Shell-BP’s 185,000 b/d refinery in Durban is scheduled for a 30-day major shutdown in mid-September. Caltex’s 100,000 b/d Cape Town refinery will undergo a full turnaround between 10 October and 15 November.

 

Domestic bitumen prices were pegged at R2,200/t ($338/t) in Cape Town and R2,305/t ($354/t) in Durban and Johannesburg.

 

Nigeria

Buyers from Nigeria have been in talks with sellers over taking 4,500t per month of bulk bitumen from Iran, according to market sources.

 

Iran is not a traditional source of bitumen for Nigeria due to the high cost of freight. But with the fob price out of Bandar Abbas some $100/t below the Durban and Ivory Coast prices, Iran’s lower export price could more than compensate for the additional freight costs.

 

Nigeria may have been forced to look for alternative sources of bitumen if it was receiving less from Venezuela, one of its traditional suppliers, sources said.

 

Bitumen supply out of the Ivory Coast has also been intermittent in recent months. A lack of heavy bitumen-rich crude forced the country’s 10,000 b/d bitumen refinery at Abidjan to switch to a lighter crude in July and to produce gasoil and diesel rather than bitumen. The adjoining 70,000 b/d Abidjan refinery has been running at around capacity levels recently in a bid to take advantage of strong refining margins.
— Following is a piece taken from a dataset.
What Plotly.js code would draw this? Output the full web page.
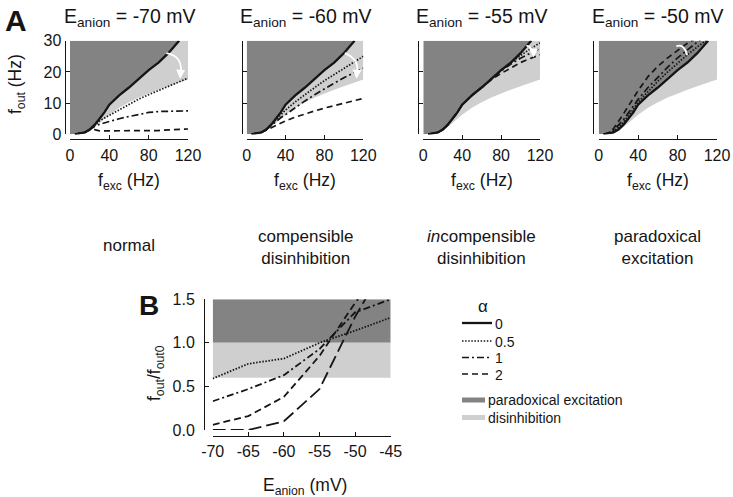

This has placed the plant under pressure and it was forced to shut for about a week at around the end of July to fix a problem in the vacuum distillation unit.

 

A landed price of south African bitumen was assessed at a minimum of $320-325/t c+f Nigeria, based on an export price of $240-245/t fob Durban and shipping costs of some $80/t.

 

A Nigerian landed price of bitumen from the Ivory Coast’s 10,000 b/d bitumen refinery at Abidjan was assessed at around $315-325/t c+f Nigeria, based on freight costs from Abidjan to Nigeria of around $45/t.  The assessment was based on a price of around $270-280/t fob Abidjan, that is, a premium of $20-30/t to current market quotation for high-sulphur fuel oil fob Mediterranean.